Cawl

  • Ready in: 1 day
  • Serves: 12
  • Complexity: very easy
  • kcal: 154
Cawl

Ingredients

  • 1 tsp SIDS CRAZY SALT
  • 1 lt clear beef stock
  • 350 g gravy beef
  • 2 large onions, chopped
  • 2 large carrots, sliced
  • 2 whitestone turnips, diced
  • SIDS SALT & PEPPER to taste
  • 4 potatoes, peeled & quartered
  • 2 leeks, sliced
  • 1 small head cabbage, sliced
  • 2 tbsp chopped fresh parsley

Directions

  1. Bring beef stock to boil in a large pot, place beef in and simmer 1½ hours. Let cool overnight. Lift meat out, trim off gristle and cut meat into medium sized pieces, then sprinkle with SIDS CRAZY SALT and set aside. Skim fat from surface of stock, or strain through a fine sieve. Return stock to heat and bring to a boil. Add onions, carrots and turnip. Season with SIDS SALT & PEPPER. Simmer for 1 hour. Add potatoes and simmer until tender, 15-20 minutes. Stir in the leeks, cabbage, parsley and reserved meat. Simmer 10 minutes, until cabbage is tender.
    History: With recipes dating back to the 14th century, cawl is widely considered to be the national dish of Wales. Cawl was traditionally eaten during the winter months in the south-west of Wales. Today the word is often used to refer to a dish containing lamb and leeks, due to their association with Welsh culture, but historically it was made with either salted bacon or beef, along with swedes, carrots and other seasonal vegetables.

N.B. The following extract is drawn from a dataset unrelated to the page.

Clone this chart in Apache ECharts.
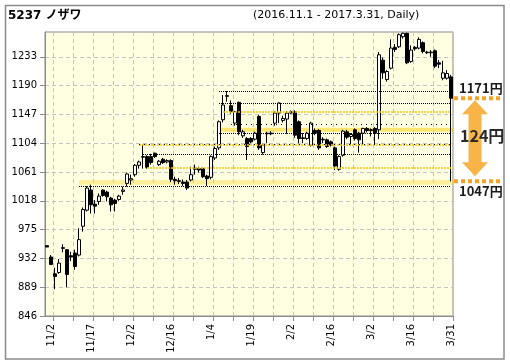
<!DOCTYPE html>
<html><head><meta charset="utf-8">
<script src="https://cdn.jsdelivr.net/npm/echarts@6/dist/echarts.min.js"></script>
<style>html,body{margin:0;padding:0;background:#fff}#c{width:510px;height:364px}</style>
</head><body><div id="c"></div>
<script>
const dates = ['11/1','11/2','11/4','11/7','11/8','11/9','11/10','11/11','11/14','11/15','11/16','11/17','11/18','11/21','11/22','11/24','11/25','11/28','11/29','11/30',
'12/1','12/2','12/5','12/6','12/7','12/8','12/9','12/12','12/13','12/14','12/15','12/16','12/19','12/20','12/21','12/22','12/26','12/27','12/28','12/29','12/30',
'1/4','1/5','1/6','1/10','1/11','1/12','1/13','1/16','1/17','1/18','1/19','1/20','1/23','1/24','1/25','1/26','1/27','1/30','1/31',
'2/1','2/2','2/3','2/6','2/7','2/8','2/9','2/10','2/13','2/14','2/15','2/16','2/17','2/20','2/21','2/22','2/23','2/24','2/27','2/28',
'3/1','3/2','3/3','3/6','3/7','3/8','3/9','3/10','3/13','3/14','3/15','3/16','3/17','3/21','3/22','3/23','3/24','3/27','3/28','3/29','3/30','3/31'];
const openP  = [951,934,909,911,948,945,936,940,937,980,1004,1034,1013,1017,1034,1031,1022,1019,1020,1032,1044,1049,1057,1071,1083,1084,1084,1089,1072,1080,1076,1078,1050,1048,1046,1046,1049,1065,1066,1066,1055,1053,1082,1097,1139,1175,1160,1134,1165,1115,1111,1111,1110,1144,1090,1118,1119,1134,1149,1138,1140,1151,1151,1136,1112,1111,1101,1123,1123,1110,1109,1106,1097,1065,1086,1121,1114,1124,1119,1119,1126,1124,1126,1124,1228,1199,1216,1247,1248,1263,1268,1226,1247,1246,1254,1240,1239,1242,1224,1201,1201,1203];
const highP  = [951,937,918,931,953,946,942,945,977,1008,1040,1042,1019,1029,1035,1033,1024,1021,1027,1039,1060,1057,1073,1078,1102,1086,1088,1090,1079,1082,1080,1080,1054,1052,1050,1049,1069,1072,1069,1068,1057,1086,1099,1138,1176,1182,1168,1152,1166,1124,1113,1113,1121,1146,1103,1121,1122,1152,1165,1145,1152,1153,1153,1138,1119,1121,1136,1126,1125,1113,1111,1108,1099,1086,1124,1124,1119,1126,1121,1127,1128,1126,1128,1240,1232,1213,1259,1252,1268,1269,1269,1250,1249,1262,1256,1242,1243,1244,1228,1227,1213,1206];
const lowP   = [949,922,886,909,941,889,928,915,935,972,1002,999,999,1012,1024,1017,1002,1002,1018,1027,1039,1042,1054,1066,1066,1066,1072,1082,1070,1073,1074,1046,1042,1043,1040,1034,1047,1057,1060,1052,1040,1050,1079,1094,1135,1166,1148,1130,1116,1112,1079,1104,1108,1094,1087,1104,1116,1130,1134,1135,1118,1148,1112,1104,1104,1109,1099,1116,1094,1104,1097,1099,1064,1063,1084,1110,1101,1108,1090,1101,1120,1114,1101,1110,1200,1196,1214,1240,1246,1260,1222,1224,1242,1244,1238,1237,1233,1216,1216,1198,1199,1047];
const closeP = [949,923,905,925,947,908,934,920,960,1005,1037,1012,1010,1025,1026,1024,1012,1014,1025,1034,1058,1051,1071,1076,1084,1068,1075,1084,1077,1075,1078,1050,1048,1047,1044,1037,1057,1067,1064,1054,1051,1084,1096,1136,1161,1174,1151,1151,1121,1121,1099,1106,1119,1097,1101,1119,1118,1149,1164,1141,1149,1149,1116,1111,1111,1119,1134,1119,1097,1109,1099,1101,1070,1084,1122,1113,1117,1111,1109,1126,1123,1123,1119,1236,1209,1211,1246,1244,1266,1268,1224,1243,1245,1259,1241,1239,1240,1219,1222,1209,1208,1171];
const xTickLabels = ['11/2','11/17','12/2','12/16','1/4','1/19','2/2','2/16','3/2','3/16','3/31'];
const yTickLabels = [846,889,932,975,1018,1061,1104,1147,1190,1233];
const yMin = 846, yMax = 1270, yStep = 43;
// horizontal price lines: [price, start date]
const blackDotLines = [[1182,'1/6'],[1164,'1/6'],[1119,'1/6'],[1088,'12/7'],[1039,'11/14']];
const blackSparseLines = [[1133,'1/12'],[1102,'12/6']];
const yellowLines = [[1151,'1/10'],[1102,'12/6'],[1067,'12/8']];
const yellowBands = [[1121,1127,'1/6'],[1042,1049,'11/14']];
const lastPrice = 1171, supportPrice = 1047;

(function(){
const G = {left:45, right:57, top:32, bottom:48};
const W = 510, H = 364;
const chart = echarts.init(document.getElementById('c'), null, {renderer:'canvas'});
const lastDate = dates[dates.length-1];
const mlData = [];
yellowLines.forEach(([p,d]) => mlData.push([{coord:[d,p], lineStyle:{color:'#f6c616', width:1.5, type:[2,1]}},{coord:[lastDate,p]}]));
blackDotLines.forEach(([p,d]) => mlData.push([{coord:[d,p], lineStyle:{color:'#000', width:1, type:[1,1]}},{coord:[lastDate,p]}]));
blackSparseLines.forEach(([p,d]) => mlData.push([{coord:[d,p], lineStyle:{color:'#000', width:1, type:[1,4]}},{coord:[lastDate,p]}]));
const bandColors = ['rgba(255,205,0,0.5)','rgba(255,210,40,0.38)'];
const maData = yellowBands.map(([lo,hi,d],k) => [{xAxis:d, yAxis:lo, itemStyle:{color:bandColors[k]}},{yAxis:hi}]);
const font = '"DejaVu Sans","Noto Sans CJK JP",sans-serif';
const gridStyle = {color:'#c4c4c4', type:[4,3], width:1};

const option = {
  animation:false,
  grid:{left:G.left,right:G.right,top:G.top,bottom:G.bottom,show:true,backgroundColor:'#ffffe2',borderColor:'#8a8a8a',borderWidth:1},
  xAxis:{type:'category', data:dates, boundaryGap:true,
    axisLine:{lineStyle:{color:'#8a8a8a'}},
    axisTick:{show:true, length:5, interval:(i)=>i%5===2, lineStyle:{color:'#8a8a8a'}},
    splitLine:{show:true, interval:(i)=>i%5===2, lineStyle:gridStyle},
    axisLabel:{rotate:90, interval:(i,v)=>xTickLabels.includes(v), color:'#000', fontSize:10, fontFamily:font, margin:8}
  },
  yAxis:[
    {type:'value', min:0, max:yMax-yMin, interval:yStep,
      axisLine:{show:true, lineStyle:{color:'#8a8a8a'}},
      axisTick:{show:true, length:5, lineStyle:{color:'#8a8a8a'}},
      splitLine:{show:true, lineStyle:gridStyle},
      axisLabel:{color:'#000', fontSize:10, fontFamily:font, margin:8, showMaxLabel:false,
        formatter:(v)=> yTickLabels.includes(Math.round(v+yMin)) ? String(Math.round(v+yMin)) : ''}
    },
    {type:'value', min:yMin, max:yMax, show:false}
  ],
  series:[{
    type:'candlestick', yAxisIndex:1,
    data: dates.map((d,i)=>[openP[i], closeP[i], lowP[i], highP[i]]),
    barWidth:3,
    itemStyle:{color:'#fff', color0:'#000', borderColor:'#000', borderColor0:'#000', borderWidth:1},
    markArea:{silent:true, label:{show:false}, data:maData},
    markLine:{silent:true, symbol:['none','none'], label:{show:false}, emphasis:{disabled:true}, data:mlData}
  }],
  graphic:[]
};
chart.setOption(option);

const py = v => chart.convertToPixel({yAxisIndex:1}, v);
const y1 = py(lastPrice), y2 = py(supportPrice);
const xR = W - G.right;
const orange = '#f7a125';
const cx = 475, aTop = y1 + 2, aBot = y2 - 5, hh = 14, hw = 13, sw = 6.5;
chart.setOption({graphic:[
  {type:'rect', shape:{x:5.5, y:5.5, width:498.5, height:353.5}, style:{fill:'none', stroke:'#8a8a8a', lineWidth:1.5}, silent:true},
  {type:'text', left:8, top:10, style:{text:'5237 ノザワ', font:'bold 12px '+font, fill:'#000'}},
  {type:'text', left:253, top:10, style:{text:'(2016.11.1 - 2017.3.31, Daily)', font:'11px '+font, fill:'#000'}},
  {type:'polygon', shape:{points:[[cx,aTop],[cx+hw,aTop+hh],[cx+sw,aTop+hh],[cx+sw,aBot-hh],[cx+hw,aBot-hh],[cx,aBot],[cx-hw,aBot-hh],[cx-sw,aBot-hh],[cx-sw,aTop+hh],[cx-hw,aTop+hh]]}, style:{fill:'#f9b447'}, silent:true},
  {type:'line', shape:{x1:xR+1, y1:y1, x2:502, y2:y1}, style:{stroke:orange, lineWidth:4, lineDash:[4,3]}, silent:true},
  {type:'line', shape:{x1:xR+1, y1:y2, x2:502, y2:y2}, style:{stroke:orange, lineWidth:4, lineDash:[4,3]}, silent:true},
  {type:'text', x:459, y:y1-10, style:{text:lastPrice+'円', font:'bold 13px "Noto Sans CJK JP",sans-serif', fill:'#1a1a1a', textVerticalAlign:'middle'}},
  {type:'text', x:459, y:y2+10, style:{text:supportPrice+'円', font:'bold 13px "Noto Sans CJK JP",sans-serif', fill:'#1a1a1a', textVerticalAlign:'middle'}},
  {type:'text', x:460, y:(y1+y2)/2-4, style:{text:(lastPrice-supportPrice)+'円', font:'bold 16px "Noto Sans CJK JP",sans-serif', fill:'#2a2a2a', textVerticalAlign:'middle'}}
]});
})();
</script></body></html>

With the introduction of potatoes into the European diet in the latter half of the 16th century, this too would become a core ingredient in the recipe. The meat in the dish was normally cut into medium-sized pieces and simmered with the vegetables in water. The stock was thickened with either oatmeal or flour and was then served, without the meat or vegetables, as a first course. The vegetables and slices of the meat would then be served as a second course. Cawl served as a single course is today the most popular way to serve the meal, which is similar to its north Wales equivalent 'lobsgows'. Lobsgows differs in that the meat and vegetables were cut into smaller pieces and the stock was not thickened. "Cawl cennin", or leek cawl, can be made without meat but using meat stock. In some areas cawl is often served with bread and cheese. These are served separately on a plate. The dish was traditionally cooked in an iron pot or cauldron over the fire and eaten with wooden spoons. In Welsh, 'gwneud cawl o' [rywbeth] ("make a cawl of [something]") means to mess something up.